Na sua intervenção, José Pedro Soares passou em revista as consequências dramáticas do nazifascismo e da guerra por ele desencadeada, lembrando os quase 60 milhões de vítimas e a impressionante máquina de morte e destruição erguida pelos nazis: em Birkenau, denunciou, «chegavam a matar cinco mil pessoas por dia». Entre elas estavam judeus, ciganos, eslavos – mas também, e em grande medida, militantes comunistas e todos os que se opunham de forma consistente e organizada à ordem fascista.
Recusando comparações, tão na moda nos dias de hoje, entre quem explorou e oprimiu e quem resistiu e combateu essa exploração e essa opressão, José Pedro Soares apelou a que se sacuda decididamente o espectro da criminalização que se pretende lançar sobre os comunistas e outros revolucionários. Um dos jovens que participava no debate pegou na deixa e foi mais longe, alertando para o perigo de se cair numa espécie de «autocriminalização», totalmente despropositada e nociva para o progresso da luta da juventude e dos povos.
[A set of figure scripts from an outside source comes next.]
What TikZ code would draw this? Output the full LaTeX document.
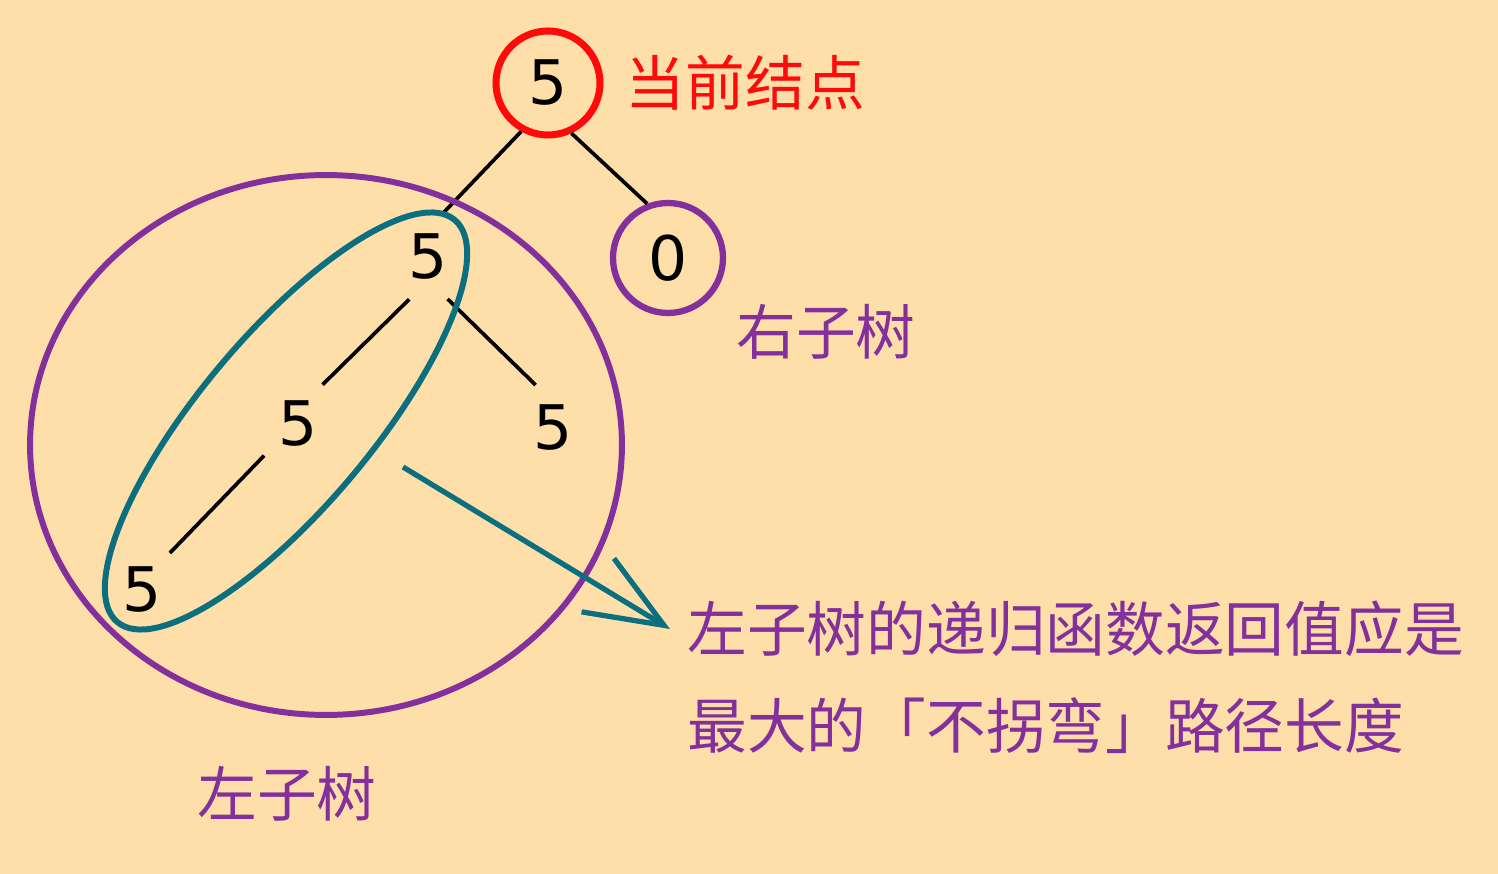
\documentclass[tikz,border=0pt]{standalone}
\usepackage{fontspec}
\setmainfont{DejaVu Sans}
\newfontfamily\cjk{Noto Sans CJK SC}
\usetikzlibrary{arrows.meta, positioning}
\definecolor{bgpeach}{HTML}{FFDFA9}
\definecolor{curred}{HTML}{FF0A0A}
\definecolor{subpurple}{HTML}{84309C}
\definecolor{pathteal}{HTML}{0C6F80}

\begin{document}
\begin{tikzpicture}[
    x=0.02cm, y=-0.02cm,
    num/.style={
        circle, inner sep=0pt, minimum size=1.84cm,
        font=\fontsize{35}{40}\selectfont
    },
    ring/.style={num, line width=3.6pt},
    edge/.style={line width=2.1pt, black},
    hull/.style={line width=3.4pt},
    lab/.style={inner sep=0pt, font=\cjk\fontsize{34}{40}\selectfont},
    arr/.style={-{Straight Barb[length=1.55cm, width=1.25cm]}, line width=3pt, pathteal}
]

% --- Fond ---
\fill[bgpeach] (0,0) rectangle (1498,874);
\useasboundingbox (0,0) rectangle (1498,874);

% --- Nœuds ---
\node[ring, draw=curred, line width=4pt, minimum size=2.08cm] (root) at (548,83) {5};
\node[ring, draw=subpurple, minimum size=2.2cm] (rchild) at (668,258) {0};
\node[num] (lchild) at (428,257) {5};
\node[num] (ll)     at (298,424) {5};
\node[num] (lr)     at (553,428) {5};
\node[num] (lll)    at (142,590) {5};

% --- Arêtes ---
\draw[edge] (root.241) -- (lchild.71);
\draw[edge] (root.295) -- (rchild.111);
\draw[edge] (lchild.246) -- (ll.58);
\draw[edge] (lchild.295) -- (lr.112);
\draw[edge] (ll.223) -- (lll.53);

% --- Sous-arbres ---
\draw[hull, subpurple] (326,445) ellipse [x radius=5.92cm, y radius=5.4cm];
\draw[hull, pathteal, rotate around={50:(286,421)}]
    (286,421) ellipse [x radius=5.25cm, y radius=1.72cm];

% --- Étiquettes ---
\node[lab, curred, right=0.44cm of root] (curlab) {当前结点};
\node[lab, subpurple] (rlab) at (826,332) {右子树};
\node[lab, subpurple] (llab) at (287,794) {左子树};
\node[lab, subpurple, anchor=west] (desc1) at (687,629) {左子树的递归函数返回值应是};
\node[lab, subpurple, anchor=west] (desc2) at (687,726) {最大的「不拐弯」路径长度};

% 1. Flèche : chemin gauche → explication
\coordinate (ptr) at (403,467);
\draw[arr] (ptr) -- ([xshift=-0.34cm]desc1.west);

\end{tikzpicture}
\end{document}
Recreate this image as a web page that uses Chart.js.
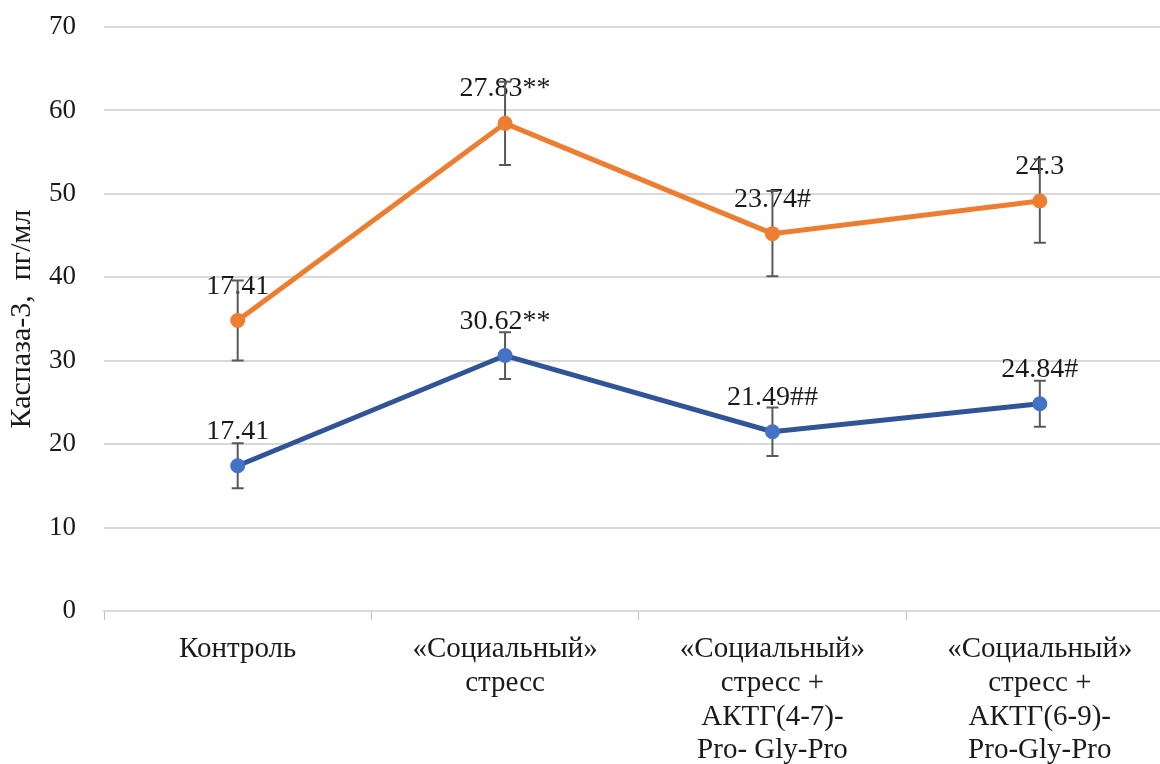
<!DOCTYPE html>
<html>
<head>
<meta charset="utf-8">
<script src="https://cdn.jsdelivr.net/npm/chart.js@4/dist/chart.umd.min.js"></script>
<style>
  html, body { margin: 0; padding: 0; background: #fff; overflow: hidden; }
  #wrap { width: 1160px; height: 764px; overflow: hidden; }
</style>
</head>
<body>
<div id="wrap"><canvas id="c" width="1181" height="764"></canvas></div>
<script>
const categories = [
  ["Контроль"],
  ["«Социальный»", "стресс"],
  ["«Социальный»", "стресс +", "АКТГ(4-7)-", "Pro- Gly-Pro"],
  ["«Социальный»", "стресс +", "АКТГ(6-9)-", "Pro-Gly-Pro"]
];
const blueValues = [17.41, 30.62, 21.49, 24.84];
const blueErrors = [2.7, 2.8, 2.9, 2.75];
const blueMarks = ["", "**", "##", "#"];
const orangeValues = [17.41, 27.83, 23.74, 24.3];
const orangeErrors = [4.8, 5.0, 5.1, 5.0];
const orangeMarks = ["", "**", "#", ""];
const yTicks = [0, 10, 20, 30, 40, 50, 60, 70];
const yTitle = "Каспаза-3,  пг/мл";

const FONT = "'Liberation Serif', 'Times New Roman', serif";
const TEXT = "#1a1a1a";

const overlayPlugin = {
  id: 'overlay',
  beforeDatasetsDraw(chart) {
    const ctx = chart.ctx;
    const ys = chart.scales.y;
    ctx.save();
    ctx.font = "28px " + FONT;
    ctx.fillStyle = TEXT;
    ctx.textAlign = "center";
    ctx.textBaseline = "alphabetic";
    chart.data.datasets.forEach((ds, di) => {
      const meta = chart.getDatasetMeta(di);
      meta.data.forEach((pt, i) => {
        ctx.fillText(String(ds.data[i]) + ds.marks[i], pt.x, pt.y - 27);
      });
    });
    ctx.restore();
    ctx.save();
    ctx.strokeStyle = "#595959";
    ctx.lineWidth = 2;
    chart.data.datasets.forEach((ds, di) => {
      const meta = chart.getDatasetMeta(di);
      meta.data.forEach((pt, i) => {
        const d = ys.getPixelForValue(0) - ys.getPixelForValue(ds.errors[i]);
        const top = pt.y - d, bot = pt.y + d;
        ctx.beginPath();
        ctx.moveTo(pt.x, top); ctx.lineTo(pt.x, bot);
        ctx.moveTo(pt.x - 6, top); ctx.lineTo(pt.x + 6, top);
        ctx.moveTo(pt.x - 6, bot); ctx.lineTo(pt.x + 6, bot);
        ctx.stroke();
      });
    });
    ctx.restore();
  }
};

new Chart(document.getElementById('c'), {
  type: 'line',
  data: {
    labels: categories,
    datasets: [
      {
        data: blueValues, errors: blueErrors, marks: blueMarks,
        borderColor: '#2F5597', backgroundColor: '#4472C4',
        pointBackgroundColor: '#4472C4', pointBorderWidth: 0,
        pointRadius: 7.5, borderWidth: 5, fill: false, tension: 0
      },
      {
        data: orangeValues, errors: orangeErrors, marks: orangeMarks,
        borderColor: '#ED7D31', backgroundColor: '#ED7D31',
        pointBackgroundColor: '#ED7D31', pointBorderWidth: 0,
        pointRadius: 7.5, borderWidth: 5, fill: false, tension: 0
      }
    ]
  },
  options: {
    responsive: false,
    animation: false,
    events: [],
    layout: { padding: { top: 27, right: 0, bottom: 0, left: 0 } },
    plugins: { legend: { display: false }, tooltip: { enabled: false } },
    scales: {
      x: {
        offset: true,
        grid: { offset: true, drawOnChartArea: false, drawTicks: true, tickLength: 9, color: '#BFBFBF', lineWidth: 1 },
        border: { display: true, color: '#D9D9D9', width: 2 },
        ticks: { font: { family: FONT, size: 29, lineHeight: 1.16 }, color: TEXT, padding: 13, maxRotation: 0, autoSkip: false },
        afterFit(s) { s.height = 153; s.paddingLeft = 0; s.paddingRight = 0; }
      },
      y: {
        stacked: true,
        min: 0, max: 70,
        afterBuildTicks(s) { s.ticks = yTicks.map(v => ({ value: v })); },
        grid: { drawTicks: false, color: '#D9D9D9', lineWidth: 2 },
        border: { display: false },
        ticks: { font: { family: FONT, size: 27 }, color: TEXT, padding: 28 },
        title: { display: true, text: yTitle, font: { family: FONT, size: 30 }, color: TEXT, padding: { top: 4, bottom: 0 } },
        afterFit(s) { s.width = 104; s.paddingTop = 0; s.paddingBottom = 0; }
      }
    }
  },
  plugins: [overlayPlugin]
});
</script>
</body>
</html>
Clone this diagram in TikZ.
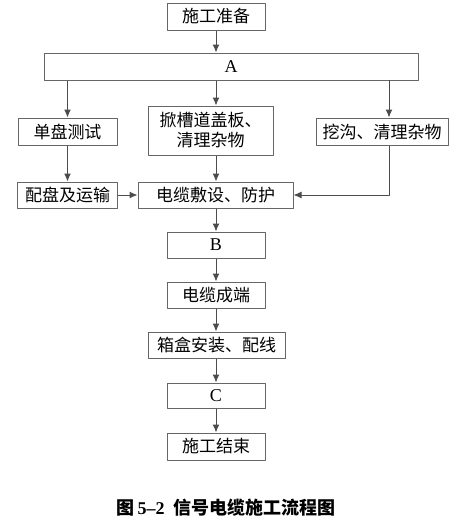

José Pedro Soares lembrou ainda que em Portugal houve fascismo e estiveram em funcionamento campos de concentração, como o do Tarrafal. Contando o seu caso pessoal, lembrou a prisão em 1971 e as 820 horas de violento interrogatório a que foi sujeito, tendo passado vários dias e várias noites sem dormir. O 25 de Abril apanhou-o em Peniche. Mas, salientou, apesar de todo o aparelho repressivo, de toda a censura e de todas as violências, em 25 de Abril foi possível vencer e fazer uma revolução que apontou ao socialismo. Hoje, em condições diferentes (mais fáceis, por um lado, eventualmente mais difíceis, por outro) também o será, garantiu José Pedro Soares.
No debate abordou-se ainda a situação na Síria e em toda a manipulação da opinião pública que envolve esse conflito; a coragem necessária para enfrentar hoje o patronato em greves e outras acções de luta; o discurso das «inevitabilidades» e das «dificuldades», que se ouve há várias gerações. E dele saiu uma imensa confiança na capacidade transformadora da juventude e da sua luta e a certeza de que, como afirmou o moderador Ivo Serra, quaisquer que sejam as condições em que se tenha que actuar, «cá continuaremos a lutar».